Lo que dijo Isabel era una verdad a
medias. En los días anteriores a la propuesta había tenido noticias
precisas de serios contratiempos sufridos en Normandía por los
intereses defendidos por los ingleses. Las tropas protestantes
holandesas habían consolidado su poder sobre las seis provincias del
norte (Holanda) tras ganarle a los españoles la batalla de Turnhout
(enero de 1597); sin embargo, el esfuerzo de controlar lo que se
consolidaría como la Holanda protestante les dejó demasiado secos
como para poder plantar nueva batalla en la Picardía, donde Enrique
IV estaba haciendo lo que podía.
Sin embargo, pasó algo. El comandante
español archiduque Alberto tomó Amiens pocas semanas después de
que Ralegh, Cecil y Essex elaborasen su ambicioso plan. Ahora las
tropas españolas podían cruzar el Somme y acampar a tiro de lapo de
París. Enrique había enviado emisarios a Isabel en demanda urgente
de ayuda; tan urgente que incluso le ofreció quedarse con Calais
como garantía frente a las deudas que el rey francés estaba
contrayendo contra ella; siempre y cuando la reconquistase, claro.
Isabel, sin embargo, le dijo aquello de los catalanes del chiste de
la Cruz Roja (“yo ya he dado”), a pesar de que tal respuesta
colocó al francés en la tesitura de pactar con los españoles.

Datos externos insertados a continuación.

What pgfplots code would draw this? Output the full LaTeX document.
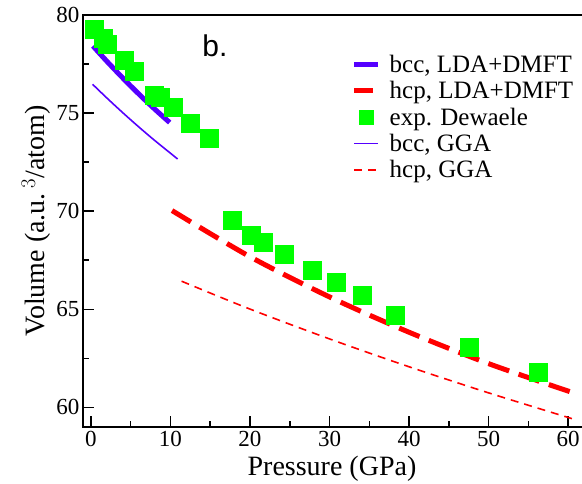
\documentclass[border=0pt]{standalone}
\usepackage{fontspec}
\setmainfont{Liberation Serif}
\newfontfamily\sansb{Liberation Sans}
\usepackage{pgfplots}
\pgfplotsset{compat=1.18}
\definecolor{vblue}{RGB}{85,0,255}
\definecolor{vgreen}{RGB}{0,255,0}
\definecolor{vred}{RGB}{255,0,0}
\pgfplotsset{
 lineleg/.style={legend image code/.code={\draw[##1] (0pt,0pt) -- (#1,0pt);}},
 markleg/.style={legend image code/.code={\draw[##1, mark size=7pt] plot coordinates {(12pt,0pt)};}},
}
\begin{document}
\begin{tikzpicture}
\begin{axis}[
 scale only axis, width=501pt, height=412pt,
 xmin=-1, xmax=62, ymin=59, ymax=80,
 xtick={0,10,...,60}, ytick={60,65,...,80},
 minor xtick={5,15,...,55}, minor ytick={62.5,67.5,72.5,77.5},
 tick align=inside, xtick pos=left, ytick pos=left,
 major tick length=11pt, minor tick length=6pt,
 axis line style={line width=2pt},
 every tick/.style={black, line width=1.5pt},
 tick label style={font=\rmfamily\fontsize{23}{23}\selectfont},
 xticklabel style={yshift=-3pt, inner ysep=1pt},
 /pgf/number format/assume math mode=true,
 xlabel={Pressure (GPa)}, ylabel={Volume (a.u.\,$^{3}$/atom)},
 label style={font=\rmfamily\fontsize{28}{28}\selectfont},
 xlabel style={at={(axis description cs:0.497,-0.102)},anchor=center, inner sep=0pt},
 ylabel style={at={(axis description cs:-0.094,0.5)},anchor=center},
 legend style={draw=none, fill=none, at={(axis description cs:0.53,0.913)}, anchor=north west,
   font=\rmfamily\fontsize{25}{27}\selectfont, row sep=3.5pt,
   /tikz/every odd column/.append style={column sep=7pt}},
 legend cell align=left,
]
% bcc LDA+DMFT
\addplot[vblue, line width=5pt, smooth, lineleg=24pt]
 coordinates {(0.25,78.42) (2,77.64) (4,76.79) (6,75.98) (8,75.21) (9.9,74.52)};
\addlegendentry{bcc, LDA+DMFT}
% hcp LDA+DMFT
\addplot[vred, line width=5pt, dash pattern=on 22pt off 10pt, smooth, lineleg=19pt]
 coordinates {(10.2,70.03) (20,67.68) (30,65.63) (40,63.83) (50,62.23) (60.6,60.75)};
\addlegendentry{hcp, LDA+DMFT}
% exp Dewaele
\addplot[only marks, mark=square*, mark size=9pt, mark options={fill=vgreen, draw=vgreen}, markleg]
 coordinates {(0.38,79.27) (1.6,78.81) (2.05,78.52) (4.15,77.71) (5.5,77.12) (7.9,75.93) (8.7,75.81)
 (10.35,75.29) (12.45,74.49) (14.9,73.73) (17.8,69.52) (20.2,68.77) (21.7,68.42) (24.3,67.79)
 (27.85,67.0) (30.9,66.39) (34.05,65.73) (38.2,64.69) (47.6,63.08) (56.3,61.77)};
\addlegendentry{exp. Dewaele}
% bcc GGA
\addplot[vblue, line width=1.6pt, smooth, lineleg=24pt]
 coordinates {(0.2,76.47) (2,75.77) (4,75.02) (6,74.30) (8,73.61) (10.9,72.66)};
\addlegendentry{bcc, GGA}
% hcp GGA
\addplot[vred, line width=1.6pt, dash pattern=on 8pt off 6pt, smooth, lineleg=24pt]
 coordinates {(11.4,66.43) (20,65.01) (30,63.49) (40,62.07) (50,60.74) (61.1,59.35)};
\addlegendentry{hcp, GGA}
\node[font=\sansb\fontsize{30}{30}\selectfont] at (axis cs:15.6,78.45) {b.};
\end{axis}
\pgfresetboundingbox
\path (current axis.south west) ++(-83pt,-57pt) rectangle ++(582pt,484pt);
\end{tikzpicture}
\end{document}
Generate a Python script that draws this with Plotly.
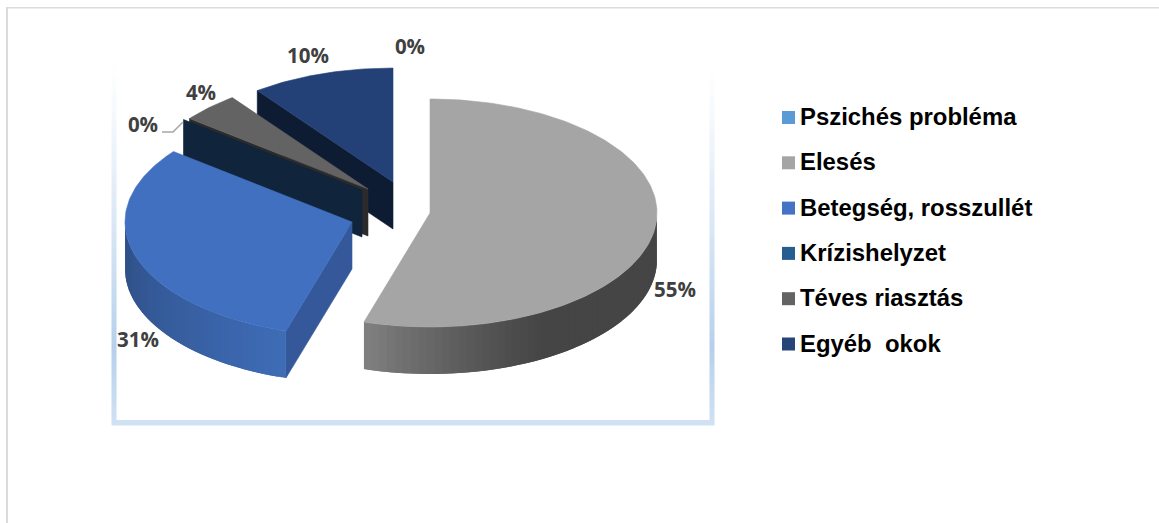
import math
import plotly.graph_objects as go

# ---- data ----
CATEGORIES = ["Pszichés probléma", "Elesés", "Betegség, rosszullét",
              "Krízishelyzet", "Téves riasztás", "Egyéb\u00a0 okok"]
VALUES = [0.0, 54.7, 30.9, 0.0, 4.2, 10.2]

# ---- styling ----
W, H = 1159, 523
RX, RY, DEPTH = 227, 114, 47
LEGEND_COLORS = ["#5B9BD5", "#A5A5A5", "#4472C4", "#255E91", "#636363", "#264478"]
TOP_COLORS = ["#5B9BD5", "#A5A5A5", "#4170C0", "#255E91", "#636363", "#234176"]
CUT_COLORS = ["#10243C", "#454545", "#34589A", "#10243C", "#2B2B2B", "#0D1B33"]
SIDE_FROM = ["#5B9BD5", "#454545", "#2E4D83", "#10243C", "#2B2B2B", "#0D1B33"]
SIDE_TO = ["#5B9BD5", "#7F7F7F", "#3E6CB6", "#10243C", "#2B2B2B", "#0D1B33"]
CENTERS = [(393, 182), (430, 213), (352, 222), (362, 190), (368, 189), (393, 182)]
LABEL_AT = [(410, 49), (675, 292), (138, 342), (143, 127), (201, 95), (308, 58)]
DRAW_ORDER = [0, 5, 4, 3, 2, 1]
LEADER_X, LEADER_Y = [162, 173, 183], [132, 132, 122]
LEGEND_MARK_X, LEGEND_TEXT_X, LEGEND_Y0, LEGEND_DY = 788.5, 798, 117.5, 45.3


def hex2rgb(c):
    return tuple(int(c[i:i + 2], 16) for i in (1, 3, 5))


def mix(a, b, t):
    ra, rb = hex2rgb(a), hex2rgb(b)
    return "rgb(%d,%d,%d)" % tuple(round(x + (y - x) * t) for x, y in zip(ra, rb))


def pt(c, deg, dz=0):
    r = math.radians(deg)
    return c[0] + RX * math.sin(r), c[1] - RY * math.cos(r) + dz


def arc(c, a0, a1, dz=0, step=1.0):
    n = max(1, int(abs(a1 - a0) / step))
    return [pt(c, a0 + (a1 - a0) * i / n, dz) for i in range(n + 1)]


def poly(fig, pts, color, lw=0.6):
    fig.add_trace(go.Scatter(
        x=[p[0] for p in pts] + [pts[0][0]], y=[p[1] for p in pts] + [pts[0][1]],
        mode="lines", fill="toself", fillcolor=color,
        line=dict(color=color, width=lw), hoverinfo="skip", showlegend=False))


fig = go.Figure()

# slice angles from the values
total = sum(VALUES)
starts, ends, cum = [], [], 0.0
for v in VALUES:
    starts.append(cum / total * 360)
    cum += v
    ends.append(cum / total * 360)

for i in DRAW_ORDER:
    a0, a1, c = starts[i], ends[i], CENTERS[i]
    # cut face at the start of the slice, seen only if it faces the viewer
    if math.sin(math.radians(a0)) < -1e-6:
        poly(fig, [c, pt(c, a0), pt(c, a0, DEPTH), (c[0], c[1] + DEPTH)], CUT_COLORS[i])
    # outer wall: the part on the front half of the ellipse, shaded in overlapping strips
    w0, w1 = max(a0, 90), min(a1, 270)
    if w1 > w0:
        n = max(1, int((w1 - w0) / 2))
        for k in range(n):
            s0 = w0 + (w1 - w0) * k / n
            s1 = w0 + (w1 - w0) * (k + 1) / n
            if i == 1:
                t = max(0.0, (s1 - 150) / (w1 - 150)) ** 1.3
            else:
                t = 1 - (k + 0.5) / n
            s1x = min(w1, s1 + 2.0)
            poly(fig, arc(c, s0, s1x) + arc(c, s1x, s0, DEPTH), mix(SIDE_FROM[i], SIDE_TO[i], t), lw=0)
    # top face
    if a1 > a0:
        poly(fig, [c] + arc(c, a0, a1), TOP_COLORS[i])

# leader line of the small label
fig.add_trace(go.Scatter(x=LEADER_X, y=LEADER_Y, mode="lines",
                         line=dict(color="#A6A6A6", width=1.5),
                         hoverinfo="skip", showlegend=False))

# percentage labels
fig.add_trace(go.Scatter(
    x=[p[0] for p in LABEL_AT], y=[p[1] for p in LABEL_AT], mode="text",
    text=[f"{v:.0f}%" for v in VALUES], textposition="middle center",
    textfont=dict(family="Open Sans", size=20.5, color="#404040", weight=700),
    hoverinfo="skip", showlegend=False))

# legend
annotations = []
for i, name in enumerate(CATEGORIES):
    y = LEGEND_Y0 + LEGEND_DY * i
    fig.add_trace(go.Scatter(x=[LEGEND_MARK_X], y=[y], mode="markers",
                             marker=dict(symbol="square", size=13, color=LEGEND_COLORS[i]),
                             hoverinfo="skip", showlegend=False))
    annotations.append(dict(x=LEGEND_TEXT_X, y=y - 1, xref="x", yref="y", text=name,
                            showarrow=False, xanchor="left", yanchor="middle",
                            font=dict(family="Liberation Sans", size=23.9, color="#000000", weight=700)))

# frames
shapes = []


def rect(x0, y0, x1, y1, color):
    shapes.append(dict(type="rect", xref="x", yref="y", x0=x0, y0=y0, x1=x1, y1=y1,
                       fillcolor=color, line=dict(width=0), layer="below"))


rect(6, 7, W, 8.6, "#DBDBDB")
rect(6, 7, 8, H, "#DBDBDB")
for bar_x, top in ((111.5, 56), (709.5, 58)):
    y = top
    while y < 420:
        if y < 345:
            col = mix("#FFFFFF", "#B6D0EC", ((y - top) / (345 - top)) ** 1.2)
        else:
            col = mix("#B6D0EC", "#CFE1F3", (y - 345) / 75)
        rect(bar_x, y, bar_x + 5, y + 4.5, col)
        y += 4
rect(111.5, 420, 714.5, 425.5, "#CFE1F3")

fig.update_layout(
    width=W, height=H, margin=dict(l=0, r=0, t=0, b=0),
    paper_bgcolor="white", plot_bgcolor="white",
    xaxis=dict(range=[0, W], visible=False, fixedrange=True),
    yaxis=dict(range=[H, 0], visible=False, fixedrange=True),
    showlegend=False, shapes=shapes, annotations=annotations,
)
fig.write_html("out.html", config={"displayModeBar": False},
               post_script="document.body.style.margin='0';document.body.style.overflow='hidden';")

Efectivamente, la estrategia de Enrique fue, a partir de la negativa
de Londres, recuperar Amiens y, después, activar el pacto con El
Escorial que se había comprometido con Londres a no negociar
unilateralmente. De hecho, casi inmediatamente activó terminales en
Roma para que contactasen discretamente con representantes españoles
allí.
La toma de Amiens, pese a provocar la
negativa de la reina respecto de las peticiones del rey francés,
tuvo sin embargo la consecuencia de moverla a repensarse su negativa
a los planes de un ataque a España. Los ingleses tenían informes
precisos de que Felipe II estaba acopiando y reparando una importante
flota en Coruña, Ferrol y Lisboa, que podría llegar a tener la
capacidad de transportar 16.000 hombres. De hecho, a finales de mayo
de aquel 1597, Isabel le estaba escribiendo al conde Mauricio de
Nassau para pedirle que le enviase de vuelta un millar de veteranos
de las tropas de sir Francis Vere.
Essex, por su parte, se endeudó
todavía más para financiar la adquisición de varias decenas de
barcos más, mientras desarrollaba un plan para realizar una leva de
marineros entre los mejores soldados de las milicias locales
inglesas. Este plan era, en realidad, una ilegalidad, pues no se
podía obligar a miembros de milicias locales a embarcarse, pero el
conde debió de considerar eso de que en tiempos difíciles,
soluciones sencillas. El 4 de junio, tras mucha yenka como de
costumbre, la reina le firmó a Essex su nombramiento como teniente
general de la expedición. Según sus instrucciones, el principal
objetivo de la acción sería la destrucción de todos los navíos
surtos en el puerto de El Ferrol, tras lo cual lo más racional sería
que Essex navegase hacia las Azores y allí tomase la isla de
Terceira, con un ojo puesto en los barcos mercantes que llegarían de
Indias, claro. Se incluía, eso sí, la autorización para tomar
cualquier plaza española, aunque da la impresión de que, acojonada
con las consecuencias de sus propias acciones, conforme se acercaba
el momento de la partida, más partidaria era Isabel de centrar todos
los esfuerzos en la isla de Terceira.